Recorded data

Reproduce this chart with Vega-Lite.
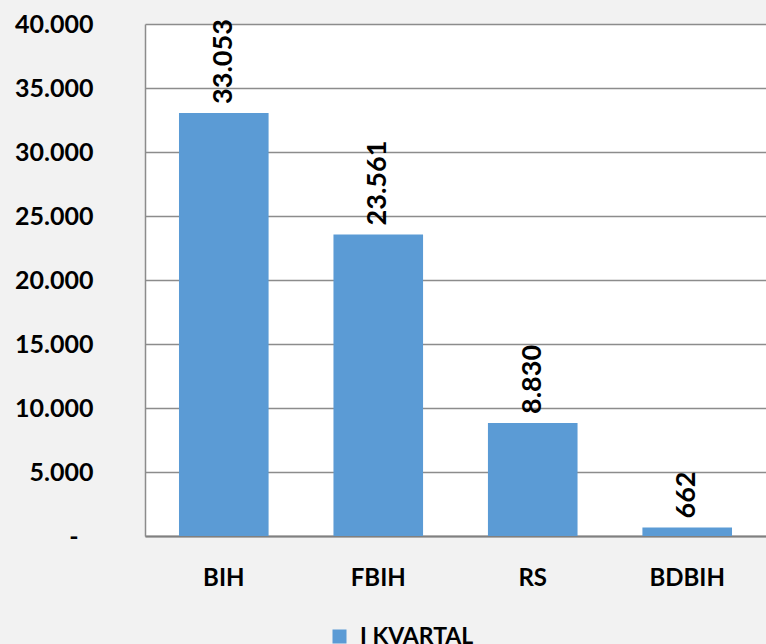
{
  "$schema": "https://vega.github.io/schema/vega-lite/v6.json",
  "autosize": "none",
  "width": 621,
  "height": 512,
  "padding": {"left": 145, "top": 24, "right": 0, "bottom": 108},
  "background": "#f2f2f2",
  "config": {
    "view": {"fill": "white", "stroke": null},
    "font": "Lato",
    "locale": {
      "number": {"decimal": ",", "thousands": ".", "grouping": [3], "currency": ["", ""]}
    }
  },
  "data": {
    "values": [
      {"region": "BIH", "value": 33053, "series": "I KVARTAL"},
      {"region": "FBIH", "value": 23561, "series": "I KVARTAL"},
      {"region": "RS", "value": 8830, "series": "I KVARTAL"},
      {"region": "BDBIH", "value": 662, "series": "I KVARTAL"}
    ]
  },
  "encoding": {
    "x": {
      "field": "region",
      "type": "nominal",
      "sort": null,
      "scale": {"paddingInner": 0.42, "paddingOuter": 0.22},
      "axis": {
        "title": null,
        "labelAngle": 0,
        "labelFont": "Lato",
        "labelFontSize": 24,
        "labelFontWeight": "bold",
        "labelColor": "#000000",
        "labelPadding": 30,
        "ticks": false,
        "domainColor": "#808080",
        "domainWidth": 2,
        "grid": false
      }
    },
    "y": {
      "field": "value",
      "type": "quantitative",
      "scale": {"domain": [0, 40000], "nice": false},
      "axis": {
        "title": null,
        "values": [0, 5000, 10000, 15000, 20000, 25000, 30000, 35000, 40000],
        "labelExpr": "datum.value == 0 ? '-' : format(datum.value, ',')",
        "labelFont": "Lato",
        "labelFontSize": 25,
        "labelFontWeight": "bold",
        "labelColor": "#000000",
        "labelPadding": {"condition": {"test": "datum.value == 0", "value": 67}, "value": 52},
        "ticks": false,
        "domainColor": "#8c8c8c",
        "domainWidth": 1.5,
        "gridColor": "#8c8c8c",
        "gridWidth": 1.5
      }
    }
  },
  "layer": [
    {
      "mark": {"type": "bar", "color": "#5b9bd5"},
      "encoding": {
        "color": {
          "field": "series",
          "type": "nominal",
          "scale": {"range": ["#5b9bd5"]},
          "legend": {
            "title": null,
            "orient": "none",
            "legendX": 183,
            "legendY": 601,
            "padding": 0,
            "symbolType": "square",
            "symbolSize": 196,
            "symbolStrokeWidth": 0,
            "symbolOpacity": 1,
            "labelFont": "Lato",
            "labelFontSize": 23,
            "labelFontWeight": "bold",
            "labelColor": "#000000",
            "labelOffset": 9
          }
        }
      }
    },
    {
      "mark": {
        "type": "text",
        "angle": 270,
        "align": "left",
        "baseline": "middle",
        "dx": 9,
        "font": "Lato",
        "fontSize": 27,
        "fontWeight": "bold",
        "color": "#000000"
      },
      "encoding": {
        "text": {"field": "value", "type": "quantitative", "format": ",.0f"}
      }
    }
  ]
}
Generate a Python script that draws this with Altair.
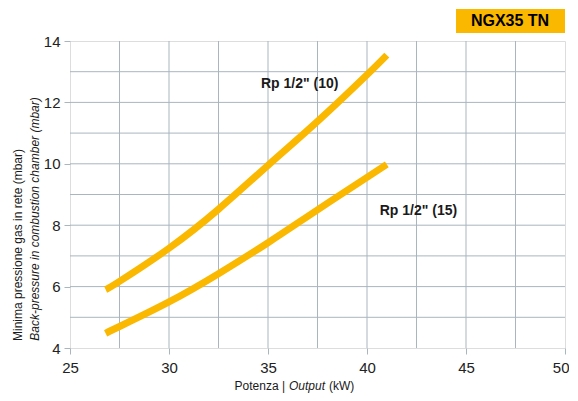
import altair as alt
import pandas as pd

# data
power = [26.8, 27.5, 30, 32.5, 35, 37.5, 40, 41]
p_10 = [5.9, 6.17, 7.25, 8.52, 9.95, 11.38, 12.9, 13.54]
p_15 = [4.48, 4.7, 5.5, 6.42, 7.43, 8.5, 9.56, 9.98]
series_names = ['Rp 1/2" (10)', 'Rp 1/2" (15)']
label_x = [36.6, 42.6]
label_y = [12.6, 8.45]
x_grid = [27.5, 30, 32.5, 35, 37.5, 40, 42.5, 45, 47.5]
y_grid = [5, 6, 7, 8, 9, 10, 11, 12, 13]
x_ticks = [25, 30, 35, 40, 45, 50]
y_ticks = [4, 6, 8, 10, 12, 14]
badge_text = ["NGX35 TN"]

rows = []
for name, vals in zip(series_names, [p_10, p_15]):
    for xv, yv in zip(power, vals):
        rows.append({"series": name, "x": xv, "y": yv})
df = pd.DataFrame(rows)
labels_df = pd.DataFrame({"label": series_names, "x": label_x, "y": label_y})

GRID = "#a9b6bf"
ORANGE = "#fbb800"
W, H = 495, 307
FONT = "Liberation Sans"

xs = alt.Scale(domain=[25, 50], nice=False)
ys = alt.Scale(domain=[4, 14], nice=False)

last_x = x_ticks[-1]
xgrid = alt.Chart(pd.DataFrame({"x": x_grid})).mark_rule(color=GRID, strokeWidth=1).encode(
    x=alt.X("x:Q", scale=xs, axis=alt.Axis(
        values=x_ticks, title=None, grid=False,
        labelFontSize=15, labelColor="#222",
        labelFont=FONT, labelPadding=6, labelFlush=False,
        labelAlign={"condition": {"test": f"datum.value === {last_x}", "value": "right"}, "value": "center"},
        labelOffset={"condition": {"test": f"datum.value === {last_x}", "value": 4}, "value": 0},
        tickColor=GRID, tickSize=6, domain=False))
)
ygrid = alt.Chart(pd.DataFrame({"y": y_grid})).mark_rule(color=GRID, strokeWidth=1).encode(
    y=alt.Y("y:Q", scale=ys, axis=alt.Axis(values=y_ticks, title=None, grid=False,
                                          labelFontSize=15, labelColor="#222",
                                          labelFont=FONT, labelPadding=4, labelFlush=False,
                                          tickColor=GRID, tickSize=6, domain=False))
)

lines = alt.Chart(df).mark_line(color=ORANGE, strokeWidth=7, interpolate="natural",
                                strokeCap="butt").encode(
    x=alt.X("x:Q", scale=xs),
    y=alt.Y("y:Q", scale=ys),
    detail="series:N",
)

labels = alt.Chart(labels_df).mark_text(font=FONT, fontWeight="bold",
                                        fontSize=14, color="#1a1a1a").encode(
    x=alt.X("x:Q", scale=xs), y=alt.Y("y:Q", scale=ys), text="label:N"
)

badge = alt.Chart(pd.DataFrame({"t": badge_text})).mark_rect(color=ORANGE).encode(
    x=alt.value(386), x2=alt.value(495), y=alt.value(-32), y2=alt.value(-8)
)
badge_txt = alt.Chart(pd.DataFrame({"t": badge_text})).mark_text(
    font=FONT, fontWeight="bold", fontSize=16, color="#000"
).encode(x=alt.value(440), y=alt.value(-20), text="t:N")

ytitle1 = alt.Chart(pd.DataFrame({"t": ["Minima pressione gas in rete (mbar)"]})).mark_text(
    font=FONT, fontSize=12, angle=270, color="#1a1a1a"
).encode(x=alt.value(-52), y=alt.value(204), text="t:N")
ytitle2 = alt.Chart(pd.DataFrame({"t": ["Back-pressure in combustion chamber (mbar)"]})).mark_text(
    font=FONT, fontSize=12, angle=270, fontStyle="italic", color="#1a1a1a"
).encode(x=alt.value(-35), y=alt.value(178), text="t:N")

XT_Y = 349
xt_a = alt.Chart(pd.DataFrame({"t": ["Potenza |"]})).mark_text(
    font=FONT, fontSize=12, align="right", baseline="alphabetic", color="#1a1a1a"
).encode(x=alt.value(215), y=alt.value(XT_Y), text="t:N")
xt_b = alt.Chart(pd.DataFrame({"t": ["Output"]})).mark_text(
    font=FONT, fontSize=12, fontStyle="italic", align="left", baseline="alphabetic", color="#1a1a1a"
).encode(x=alt.value(219), y=alt.value(XT_Y), text="t:N")
xt_c = alt.Chart(pd.DataFrame({"t": ["(kW)"]})).mark_text(
    font=FONT, fontSize=12, align="left", baseline="alphabetic", color="#1a1a1a"
).encode(x=alt.value(259), y=alt.value(XT_Y), text="t:N")

chart = alt.layer(
    xgrid, ygrid, lines, labels, badge, badge_txt, ytitle1, ytitle2, xt_a, xt_b, xt_c
).properties(
    width=W, height=H,
    autosize=alt.AutoSizeParams(type="none"),
    padding={"left": 62, "top": 33, "right": 4, "bottom": 45},
).configure_view(
    fill="#e7f4fc", stroke=GRID, strokeWidth=1
).configure(background="white")

chart.save("out.html", embed_options={"renderer": "svg", "actions": False})
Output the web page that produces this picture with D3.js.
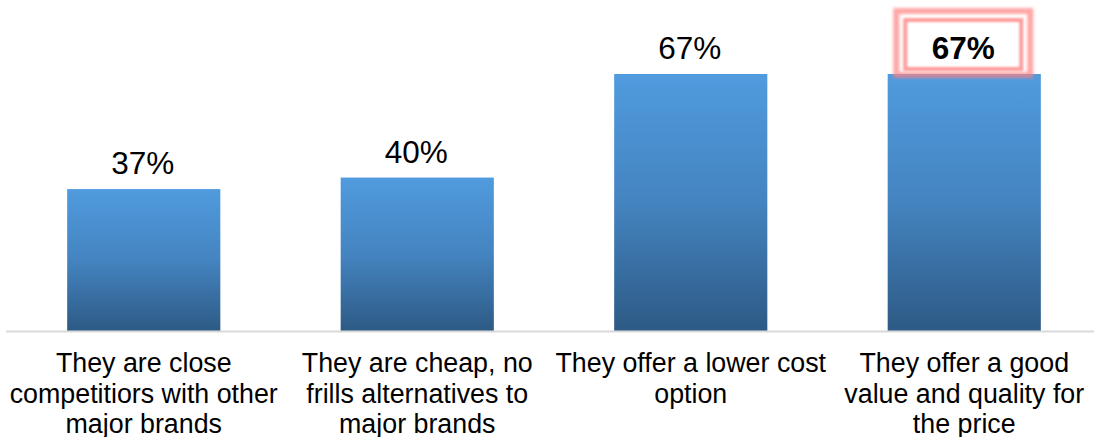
<!DOCTYPE html>
<html>
<head>
<meta charset="utf-8">
<script src="https://cdn.jsdelivr.net/npm/d3@7"></script>
<style>
  body { margin: 0; background: #fff; }
  svg { display: block; font-family: Arial, "Liberation Sans", sans-serif; }
</style>
</head>
<body>
<svg id="chart" width="1094" height="437"></svg>
<script>
// chart data
const categories = ["close", "cheap", "lowcost", "value"];
const values = [37, 40, 67, 67];
const tickLabels = [
  ["They are close", "competitiors with other", "major brands"],
  ["They are cheap, no", "frills alternatives to", "major brands"],
  ["They offer a lower cost", "option"],
  ["They offer a good", "value and quality for", "the price"]
];
const highlighted = ["value"];

const svg = d3.select("#chart");
const baseline = 331;

const xScale = d3.scaleBand()
  .domain(categories)
  .range([7, 1101])
  .paddingInner(0.44)
  .paddingOuter(0.22);

const yScale = d3.scaleLinear()
  .domain([0, 67])
  .range([baseline, 74]);

// bar gradient, light on top, dark at the bottom
const defs = svg.append("defs");
const grad = defs.append("linearGradient")
  .attr("id", "bar-gradient")
  .attr("x1", 0).attr("y1", 0)
  .attr("x2", 0).attr("y2", 1);
grad.selectAll("stop")
  .data([
    { offset: "0%", color: "#509bde" },
    { offset: "50%", color: "#4484c0" },
    { offset: "100%", color: "#2d5a85" }
  ])
  .enter().append("stop")
  .attr("offset", d => d.offset)
  .attr("stop-color", d => d.color);

// soft glow for the highlight box
const glow = defs.append("filter")
  .attr("id", "glow")
  .attr("x", "-20%").attr("y", "-40%")
  .attr("width", "140%").attr("height", "180%");
glow.append("feGaussianBlur").attr("stdDeviation", 1.6);

const glowInner = defs.append("filter")
  .attr("id", "glow-inner")
  .attr("x", "-20%").attr("y", "-40%")
  .attr("width", "140%").attr("height", "180%");
glowInner.append("feGaussianBlur").attr("stdDeviation", 0.9);

// bars
svg.selectAll(".bar")
  .data(categories)
  .enter().append("rect")
  .attr("class", "bar")
  .attr("x", d => xScale(d))
  .attr("y", (d, i) => yScale(values[i]))
  .attr("width", xScale.bandwidth())
  .attr("height", (d, i) => baseline - yScale(values[i]))
  .attr("fill", "url(#bar-gradient)");

// axis line
svg.append("line")
  .attr("x1", 6).attr("x2", 1094)
  .attr("y1", baseline + 0.5).attr("y2", baseline + 0.5)
  .attr("stroke", "#d9d9d9")
  .attr("stroke-width", 2);

// value labels
svg.selectAll(".value-label")
  .data(categories)
  .enter().append("text")
  .attr("class", "value-label")
  .attr("x", d => xScale(d) + xScale.bandwidth() / 2 - 1)
  .attr("y", (d, i) => yScale(values[i]) - 15)
  .attr("text-anchor", "middle")
  .style("font-size", "31.5px")
  .style("font-weight", d => highlighted.includes(d) ? "bold" : "normal")
  .attr("fill", "#000")
  .text((d, i) => values[i] + "%");

// highlight box round the bold label
highlighted.forEach(d => {
  const cx = xScale(d) + xScale.bandwidth() / 2 - 1;
  const top = yScale(values[categories.indexOf(d)]);
  svg.append("rect")
    .attr("x", cx - 67).attr("y", top - 63)
    .attr("width", 134).attr("height", 64)
    .attr("fill", "none")
    .attr("stroke", "#ff8080")
    .attr("stroke-opacity", 0.7)
    .attr("stroke-width", 6)
    .attr("filter", "url(#glow)");
  svg.append("rect")
    .attr("x", cx - 58).attr("y", top - 54)
    .attr("width", 116).attr("height", 49)
    .attr("fill", "none")
    .attr("stroke", "#ff8a8a")
    .attr("stroke-opacity", 0.85)
    .attr("stroke-width", 4)
    .attr("filter", "url(#glow-inner)");
});

// category labels, pre-wrapped
const ticks = svg.selectAll(".tick-label")
  .data(categories)
  .enter().append("text")
  .attr("class", "tick-label")
  .attr("text-anchor", "middle")
  .style("font-size", "26.8px")
  .attr("fill", "#000");

ticks.each(function (d, i) {
  const cx = xScale(d) + xScale.bandwidth() / 2;
  d3.select(this).selectAll("tspan")
    .data(tickLabels[i])
    .enter().append("tspan")
    .attr("x", cx)
    .attr("y", (t, j) => 372 + j * 30.7)
    .text(t => t);
});
</script>
</body>
</html>
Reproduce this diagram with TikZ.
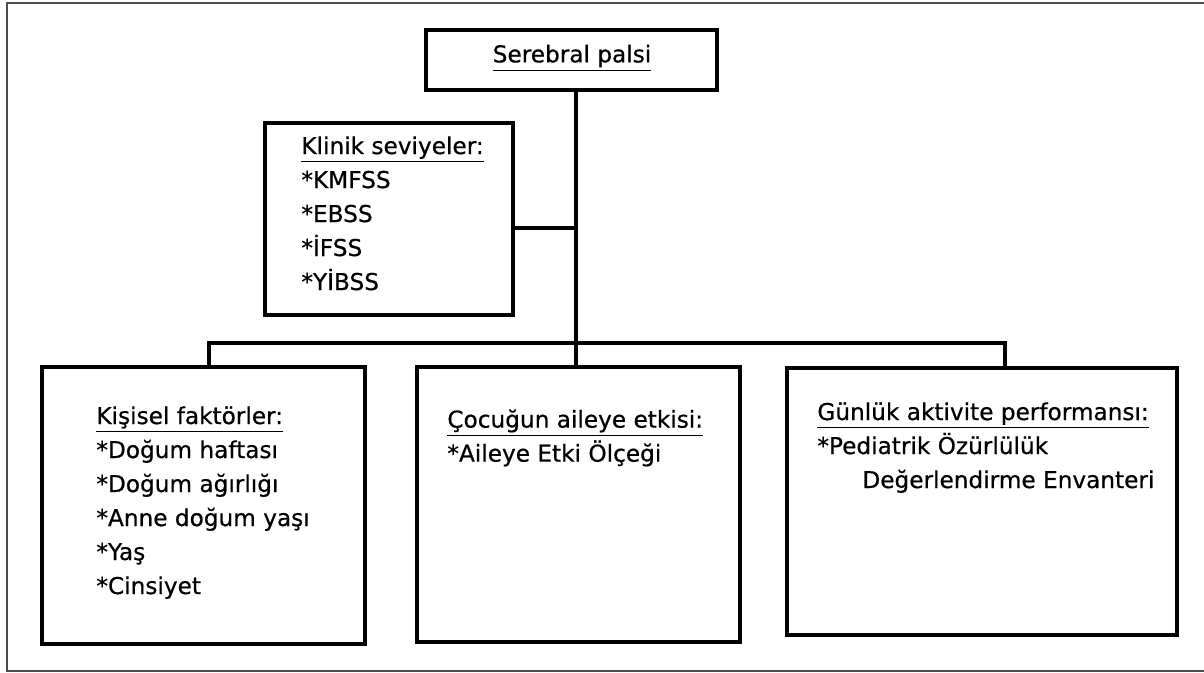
\documentclass[tikz,border=0pt]{standalone}
\usepackage{fontspec}
\setmainfont{DejaVu Sans}[BoldFont={DejaVu Sans}, BoldFeatures={FakeBold=0.6}]
\usetikzlibrary{positioning}

% one pixel of the layout
\def\unitpx{0.5pt}
\def\linew{1.9pt}
\def\lineskipsize{17pt}

\tikzset{
  box/.style={draw, line width=\linew, inner sep=0pt, outer sep=0pt},
  boxtext/.style={anchor=north west, inner sep=0pt, align=left,
    font=\fontsize{11.6}{\lineskipsize}\selectfont\bfseries},
  wire/.style={line width=\linew},
}
\newcommand{\head}[1]{\underline{#1}}

\begin{document}
\begin{tikzpicture}[x=\unitpx, y=-\unitpx]

\useasboundingbox (0,0) rectangle (1204,673);

% outer frame
\draw[line width=0.8pt, black!70] (1204,3) -- (7,3) -- (7,671) -- (1204,671);

% Draw the boxes
\node[box, minimum width=291*\unitpx, minimum height=60*\unitpx] (serebral) at (571.5,60) {};
\node[box, minimum width=248*\unitpx, minimum height=192*\unitpx] (klinik) at (389,219) {};
\node[box, minimum width=323*\unitpx, minimum height=277*\unitpx] (kisisel) at (203.5,505.5) {};
\node[box, minimum width=323*\unitpx, minimum height=275*\unitpx] (cocuk) at (578.5,504.5) {};
\node[box, minimum width=390*\unitpx, minimum height=267*\unitpx] (gunluk) at (982,501.5) {};

% texts in the boxes
\node[font=\fontsize{11.6}{\lineskipsize}\selectfont\bfseries] (serebraltext) at (572,58) {\head{Serebral palsi}};

\node[boxtext] (klinikmetin) at (301,136) {\head{Klinik seviyeler:}\\*KMFSS\\*EBSS\\*İFSS\\*YİBSS};

\node[boxtext] (kisiselmetin) at (96,406) {\head{Kişisel faktörler:}\\*Doğum haftası\\*Doğum ağırlığı\\*Anne doğum yaşı\\*Yaş\\*Cinsiyet};

\node[boxtext] (cocukmetin) at (447,409) {\head{Çocuğun aileye etkisi:}\\*Aileye Etki Ölçeği};

\node[boxtext] (gunlukmetin) at (817,402) {\head{Günlük aktivite performansı:}\\*Pediatrik Özürlülük\\\hspace*{22.5pt}Değerlendirme Envanteri};

% connectors
\coordinate (spine) at (576,343);
\coordinate (busL) at (209,343);
\coordinate (busR) at (1005,343);
\coordinate (kjoin) at (576,228);

\draw[wire] (spine |- serebral.south) -- (spine |- cocuk.north);
\draw[wire] (kjoin -| klinik.east) -- (kjoin);
\draw[wire] (busL |- kisisel.north) -- (busL) -- (busR) -- (busR |- gunluk.north);

\end{tikzpicture}
\end{document}
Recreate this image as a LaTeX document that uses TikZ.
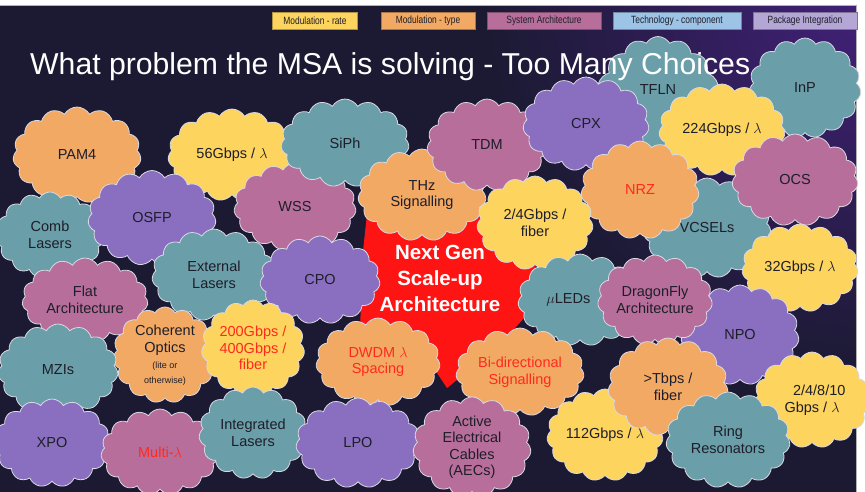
\documentclass[tikz,border=0pt]{standalone}
\usepackage{fontspec}
\setmainfont{Liberation Sans}
\newfontfamily\narrowfont[FakeStretch=0.8]{Liberation Sans}
\usetikzlibrary{shapes.symbols}
\definecolor{bgnavy}{HTML}{1B1A32}
\definecolor{bgpurple}{HTML}{45217E}
\definecolor{cyel}{HTML}{FDD45E}
\definecolor{cora}{HTML}{F2A963}
\definecolor{cpnk}{HTML}{B76E9A}
\definecolor{ctea}{HTML}{6A9EA8}
\definecolor{cpur}{HTML}{8A6FC0}
\definecolor{ltech}{HTML}{9DC3E6}
\definecolor{lpkg}{HTML}{B4A7D6}
\definecolor{cline}{HTML}{D9D9E3}
\definecolor{ctxt}{HTML}{1E1E2A}
\definecolor{cred}{HTML}{FF2A1E}
\definecolor{nextred}{HTML}{FF1414}
\newcommand\lblfont{\fontsize{14.5}{16.5}\selectfont}
\newcommand\smallfont{\fontsize{9}{10.5}\selectfont}
\tikzset{
  cl/.style={cloud, cloud puffs=15, cloud puff arc=120, cloud ignores aspect,
    draw=cline, line width=0.8pt, text=ctxt, font=\lblfont, align=center, inner sep=1pt},
  legbox/.style={draw=#1!70!black, fill=#1, line width=0.6pt, minimum height=17, inner sep=0pt,
    font=\narrowfont\fontsize{10.5}{11}\selectfont, text=ctxt}
}
\newcommand\cld[6]{\node[cl, fill=#1, minimum width=#4, minimum height=#5] (#2) at (#3) {#6};}
\begin{document}
\begin{tikzpicture}[x=1pt,y=-1pt]
\useasboundingbox (0,0) rectangle (865,492);
% background
\fill[bgnavy] (0,0) rectangle (865,492);
\begin{scope}
\clip (0,0) rectangle (865,492);
\shade[inner color=bgpurple, outer color=bgnavy] (880,-20) circle (400);
\end{scope}
\fill[white] (0,0) rectangle (865,5);
\fill[white] (856,0) rectangle (865,492);
\draw[gray!60, line width=0.8pt] (0,5.5) -- (856,5.5) -- (856,492);
% legend
\node[legbox=cyel, minimum width=85] (lrate) at (315,21) {Modulation - rate};
\node[legbox=cora, minimum width=94] (ltype) at (428,21) {Modulation - type};
\node[legbox=cpnk, minimum width=114] (lsys) at (544,21) {System Architecture};
\node[legbox=ltech, minimum width=128] (ltechn) at (677,21) {Technology - component};
\node[legbox=lpkg, minimum width=104] (lpkgn) at (805,21) {Package Integration};
% clouds (back to front)
\cld{ctea}{tfln}{658,104}{125}{135}{\raisebox{3.9ex}{TFLN}}
\cld{ctea}{inp}{805,88}{112}{100}{InP}
\cld{cora}{pam4}{77,155}{128}{96}{PAM4}
\cld{cyel}{g56}{232,155}{128}{92}{56Gbps / $\lambda$}
\cld{ctea}{comb}{50,235}{108}{86}{Comb\\Lasers}
\cld{cpur}{osfp}{152,218}{128}{95}{OSFP}
\cld{cpnk}{wss}{295,207}{122}{88}{WSS}
\cld{ctea}{siph}{345,143}{128}{88}{SiPh}
\fill[nextred] (368,205) -- (470,200) -- (528,210) -- (540,300) -- (500,345) -- (447,388) -- (415,340) -- (360,335) -- (362,260) -- cycle;
\cld{cora}{thz}{422,195}{128}{92}{THz\\Signalling}
\cld{cpnk}{tdm}{487,145}{120}{92}{TDM}
\cld{cpur}{cpx}{586,124}{126}{94}{CPX}
\cld{cyel}{g224}{722,130}{126}{92}{224Gbps / $\lambda$}
\cld{ctea}{vcsel}{707,228}{128}{100}{VCSELs}
\cld{cora}{nrz}{640,190}{118}{98}{\textcolor{cred}{NRZ}}
\cld{cpnk}{ocs}{795,180}{126}{92}{OCS}
\cld{cyel}{g24}{535,223}{116}{94}{2/4Gbps /\\fiber}
\cld{ctea}{ext}{214,275}{124}{92}{External\\Lasers}
\cld{cpur}{cpo}{320,280}{120}{88}{CPO}
\cld{cpnk}{flat}{85,300}{126}{84}{Flat\\Architecture}
\cld{ctea}{uled}{580,300}{124}{92}{\hspace*{-1.6em}$\mu$LEDs}
\cld{cyel}{g32}{800,268}{116}{88}{32Gbps / $\lambda$}
\cld{cpur}{npo}{740,335}{118}{100}{NPO}
\cld{cpnk}{dragon}{655,300}{114}{90}{DragonFly\\Architecture}
\cld{cora}{coh}{165,355}{104}{94}{Coherent\\Optics\\{\smallfont (lite or}\\[-2pt]{\smallfont otherwise)}}
\cld{cyel}{g200}{253,348}{100}{96}{\textcolor{cred}{200Gbps /}\\\textcolor{cred}{400Gbps /}\\\textcolor{cred}{fiber}}
\cld{ctea}{mzi}{58,370}{120}{92}{MZIs}
\cld{cora}{dwdm}{378,362}{124}{88}{\textcolor{cred}{DWDM $\lambda$}\\\textcolor{cred}{Spacing}}
\cld{cora}{bidi}{520,372}{128}{88}{\textcolor{cred}{Bi-directional}\\\textcolor{cred}{Signalling}}
\cld{cyel}{g2410}{812,400}{116}{96}{\hspace*{1em}2/4/8/10\\Gbps / $\lambda$}
\cld{cpur}{xpo}{52,443}{116}{88}{XPO}
\cld{cpnk}{multi}{160,452}{118}{86}{\textcolor{cred}{Multi-$\lambda$}}
\cld{ctea}{intl}{253,433}{108}{92}{Integrated\\Lasers}
\cld{cpur}{lpo}{358,443}{124}{90}{LPO}
\cld{cpnk}{aec}{472,447}{118}{96}{Active\\Electrical\\Cables\\(AECs)}
\cld{cyel}{g112}{605,435}{116}{92}{112Gbps / $\lambda$}
\cld{cora}{tbps}{668,387}{120}{98}{>Tbps /\\fiber}
\cld{ctea}{ring}{728,440}{124}{96}{Ring\\Resonators}
% centre text
\node[text=white, font=\bfseries\fontsize{20.5}{26}\selectfont, align=center] (nextgen) at (440,278) {Next Gen\\Scale-up\\Architecture};
% title
\node[text=white, font=\fontsize{30.2}{33}\selectfont, anchor=west, inner sep=0pt] (title) at (30,67) {What problem the MSA is solving - Too Many Choices};
\end{tikzpicture}
\end{document}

## Given task
Transcribe the lines between the one holding "Reproduce this diagram with TikZ." and the one holding "(0,0) rectangle (1204,673);", inclusive, and leave out any pictures.

## Correct result
Reproduce this diagram with TikZ.
\documentclass[tikz,border=0pt]{standalone}
\usepackage{fontspec}
\setmainfont{DejaVu Sans}[BoldFont={DejaVu Sans}, BoldFeatures={FakeBold=0.6}]
\usetikzlibrary{positioning}

% one pixel of the layout
\def\unitpx{0.5pt}
\def\linew{1.9pt}
\def\lineskipsize{17pt}

\tikzset{
  box/.style={draw, line width=\linew, inner sep=0pt, outer sep=0pt},
  boxtext/.style={anchor=north west, inner sep=0pt, align=left,
    font=\fontsize{11.6}{\lineskipsize}\selectfont\bfseries},
  wire/.style={line width=\linew},
}
\newcommand{\head}[1]{\underline{#1}}

\begin{document}
\begin{tikzpicture}[x=\unitpx, y=-\unitpx]

\useasboundingbox (0,0) rectangle (1204,673);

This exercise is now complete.